Generally, applications need to be written to hide replication delays; when displaying data to a user, the application must manually account for recent changes the user has made, on top of what actually comes back from the database. This complicates development, hampering progress, and introduces plenty of scope for intermittent bugs that upset customers.

Which is why we developed proprietary technology at GenieDB to hide replication lag within the database itself, meaning that in normal usage, as soon as a write operation has returned to the application, subsequent reads (even from other servers) will return the latest information. Of course, in situations with network and server failures, this isn’t always possible, so you can still end up with some replication lag in extreme circumstances (alas, we can’t change the laws of physics), but except in emergencies, GenieDB hides replication lag from the application. We want to make it easy for applications to scale to replicated storage!
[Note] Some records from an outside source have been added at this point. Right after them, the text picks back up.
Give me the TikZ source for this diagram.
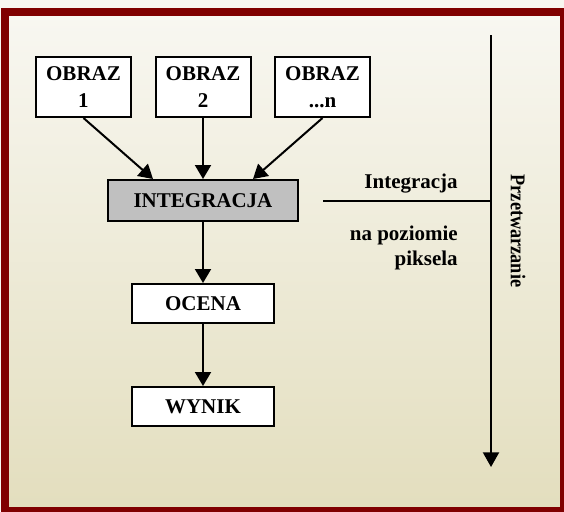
\documentclass[tikz,border=0pt]{standalone}
\usepackage{fontspec}
\setmainfont{Liberation Serif}
\usetikzlibrary{arrows.meta}
\definecolor{framered}{HTML}{800000}
\definecolor{bgtop}{HTML}{F8F7F1}
\definecolor{bgbot}{HTML}{E3DEBE}
\definecolor{boxgray}{HTML}{C0C0C0}
\tikzset{
  box/.style={draw=black, line width=1.5pt, fill=white, inner sep=0pt,
    font=\fontsize{15.75}{20}\selectfont\bfseries, align=center},
  conn/.style={line width=1.5pt, -{Triangle[length=10.5pt,width=12pt]}},
  lbl/.style={inner sep=0pt, font=\fontsize{15.75}{18.75}\selectfont\bfseries, align=right}
}
\begin{document}
\begin{tikzpicture}[x=0.75pt,y=-0.75pt]
\useasboundingbox (0,0) rectangle (564,511);
\fill[bgtop] (0,0) rectangle (564,511);
\shade[top color=bgtop, bottom color=bgbot] (9,16) rectangle (560,507);
\draw[framered, line width=6pt] (5,12) rectangle (564,511);

\node[box, minimum width=71.25pt, minimum height=45pt] (o1) at (83.5,87) {OBRAZ\\1};
\node[box, minimum width=71.25pt, minimum height=45pt] (o2) at (203,87) {OBRAZ\\2};
\node[box, minimum width=71.25pt, minimum height=45pt] (o3) at (322.5,87) {OBRAZ\\...n};

\node[box, fill=boxgray, minimum width=142.5pt, minimum height=30.75pt] (integ) at (203,200.5) {INTEGRACJA};
\node[box, minimum width=106.5pt, minimum height=29.25pt] (ocena) at (203,303.5) {OCENA};
\node[box, minimum width=106.5pt, minimum height=29.25pt] (wynik) at (203,406.5) {WYNIK};

\coordinate (t1) at (153,179);
\coordinate (t3) at (253,179);
\draw[conn] (o1.south) -- (t1);
\draw[conn] (o2.south) -- (integ.north);
\draw[conn] (o3.south) -- (t3);
\draw[conn] (integ.south) -- (ocena.north);
\draw[conn] (ocena.south) -- (wynik.north);

\coordinate (vtop) at (491,35);
\coordinate (vbot) at (491,467);
\coordinate (hl) at (323,201);
\coordinate (hr) at (491,201);
\draw[line width=1.5pt, -{Triangle[length=11pt,width=12pt]}] (vtop) -- (vbot);
\draw[line width=1.5pt] (hl) -- (hr);

\node[lbl, anchor=base east] (lint) at (458,188) {Integracja};
\node[lbl, anchor=base east] (lnap) at (458,240) {na poziomie};
\node[lbl, anchor=base east] (lpik) at (458,265) {piksela};
\node[lbl, rotate=-90] (lprz) at (518,231) {\scalebox{0.87}[1]{Przetwarzanie}};
\end{tikzpicture}
\end{document}
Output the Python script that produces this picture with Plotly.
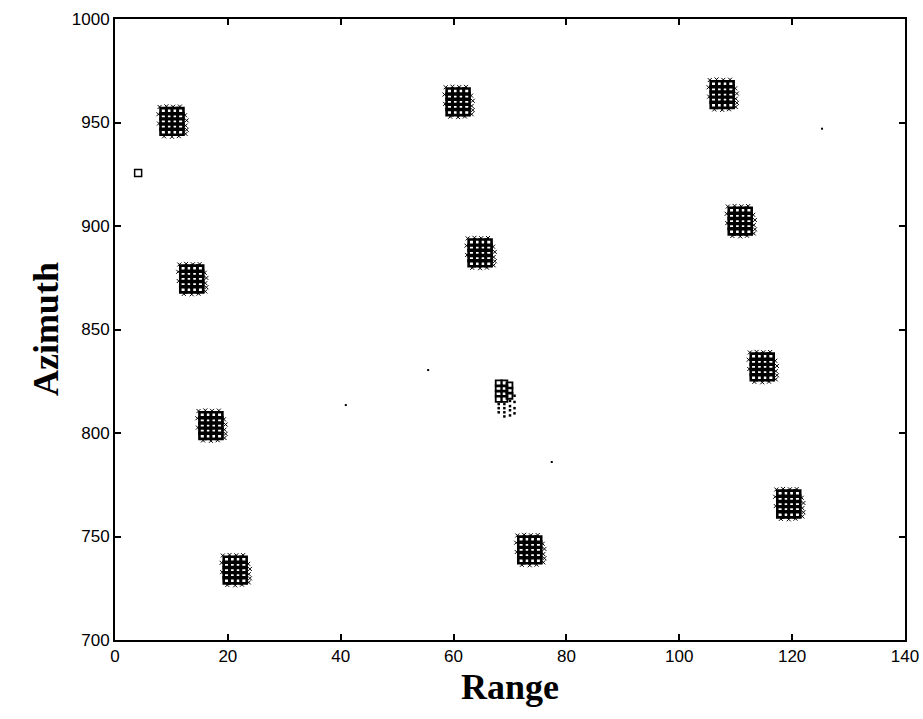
import plotly.graph_objects as go

# Cluster centres (Range, Azimuth)
cluster_range = [10.1, 13.6, 17.0, 21.3, 60.8, 64.7, 73.5, 107.6, 110.8, 114.7, 119.4]
cluster_azim = [950.5, 874.4, 803.6, 733.8, 960.0, 887.0, 743.5, 963.5, 902.4, 831.9, 765.7]

# Elongated cluster near Range 69 (squares on top, dotted tail below)
long_sq_range = [68.0, 69.0, 69.9, 68.0, 69.0, 69.9, 68.0, 69.0, 69.9, 68.0, 69.0]
long_sq_azim = [824.0, 824.0, 823.0, 821.5, 821.5, 820.5, 819.0, 819.0, 818.0, 816.5, 816.5]
long_dot_range = [68.0, 68.0, 68.0, 69.0, 69.0, 69.0, 69.0, 70.0, 70.0, 70.0, 70.0, 70.8, 70.8, 70.8, 70.8]
long_dot_azim = [814.0, 812.0, 810.0, 814.0, 812.0, 810.0, 808.0, 815.5, 813.0, 811.0, 808.5, 818.0, 815.0, 812.0, 809.5]

# Lone square and isolated dots
single_range = [4.1]
single_azim = [925.6]
dot_range = [40.9, 55.5, 77.4, 125.3]
dot_azim = [813.5, 830.4, 786.0, 947.0]

# Detection pattern within one cluster (Range / Azimuth offsets)
pat_dx = [-1.5, -0.5, 0.5, 1.5] * 5
pat_dy = [5.0] * 4 + [2.5] * 4 + [0.0] * 4 + [-2.5] * 4 + [-5.0] * 4
halo_dx = [-2.2, -1.0, 0.2, 1.4, 2.3, 2.4, -2.3, -1.4, 0.0, 1.2, 2.4, -2.4, 2.6, 2.6]
halo_dy = [7.0, 7.3, 7.1, 7.2, 3.0, -2.0, -1.0, -7.2, -7.4, -7.1, -6.0, 3.5, 0.5, -4.0]

xs, ys, hx, hy = [], [], [], []
for cx, cy in zip(cluster_range, cluster_azim):
    xs += [cx + d for d in pat_dx]
    ys += [cy + d for d in pat_dy]
    hx += [cx + d for d in halo_dx]
    hy += [cy + d for d in halo_dy]

fig = go.Figure()
fig.add_trace(go.Scatter(x=hx, y=hy, mode="markers",
                         marker=dict(symbol="x-thin-open", size=4, color="black",
                                     line=dict(width=1, color="black")),
                         hoverinfo="skip"))
fig.add_trace(go.Scatter(x=xs, y=ys, mode="markers",
                         marker=dict(symbol="square-open", size=6, color="black",
                                     line=dict(width=2.6, color="black"))))
fig.add_trace(go.Scatter(x=long_dot_range, y=long_dot_azim, mode="markers",
                         marker=dict(symbol="square", size=2.5, color="black")))
fig.add_trace(go.Scatter(x=long_sq_range, y=long_sq_azim, mode="markers",
                         marker=dict(symbol="square-open", size=6, color="black",
                                     line=dict(width=1.8, color="black"))))
fig.add_trace(go.Scatter(x=single_range, y=single_azim, mode="markers",
                         marker=dict(symbol="square-open", size=7, color="black",
                                     line=dict(width=1.5, color="black"))))
fig.add_trace(go.Scatter(x=dot_range, y=dot_azim, mode="markers",
                         marker=dict(symbol="square", size=2, color="black")))

axis_common = dict(showline=True, linecolor="black", linewidth=2, mirror="ticks",
                   ticks="inside", ticklen=6, tickwidth=1.5, tickcolor="black",
                   showgrid=False, zeroline=False, automargin=False,
                   tickfont=dict(family="Liberation Sans, Arial, sans-serif", size=17, color="black"))

fig.update_layout(
    width=923, height=719,
    margin=dict(l=115, r=18, t=19, b=79),
    paper_bgcolor="white", plot_bgcolor="white",
    showlegend=False,
    xaxis=dict(range=[0, 140], tickvals=[0, 20, 40, 60, 80, 100, 120, 140], **axis_common),
    yaxis=dict(range=[700, 1000], tickvals=[700, 750, 800, 850, 900, 950, 1000], **axis_common),
    annotations=[
        dict(text="<b>Range</b>", xref="paper", yref="paper", x=0.5, y=-0.04,
             xanchor="center", yanchor="top", showarrow=False,
             font=dict(family="Liberation Serif, Times New Roman, serif", size=36, color="black")),
        dict(text="<b>Azimuth</b>", xref="paper", yref="paper", x=-0.06, y=0.5,
             xanchor="right", yanchor="middle", textangle=-90, showarrow=False,
             font=dict(family="Liberation Serif, Times New Roman, serif", size=36, color="black")),
    ],
)

fig.write_html("out.html")
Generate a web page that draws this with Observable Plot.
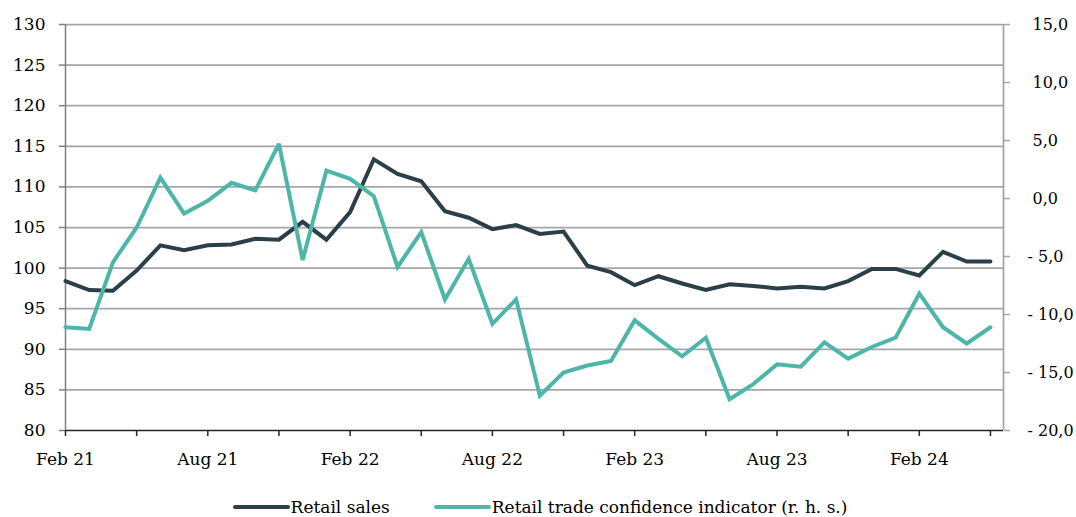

So it was with some amusement that, as we started setting up company profiles on popular professional and social network sites, we saw signs of replication lag. As staff members updated their personal profiles to state that they were part of the company, we’d go and refresh the company’s page to see if they had “done it right”, and lo, they would not appear yet.

So have we done something wrong in adding ourselves to the company? Or is it just replication lag? Should we assume the former and try again (risking breaking a working setup that just hasn’t replicated yet, and/or further loading the site’s database with unnecessary updates)? Or leave it for half an hour and see if the company page catches up?

As users of a site, we shouldn’t be having to think like this. And, of course, few users are replicated database professionals, so most of them won’t think like this; they’ll just think the site is broken if they encounter the artefacts of replication lag.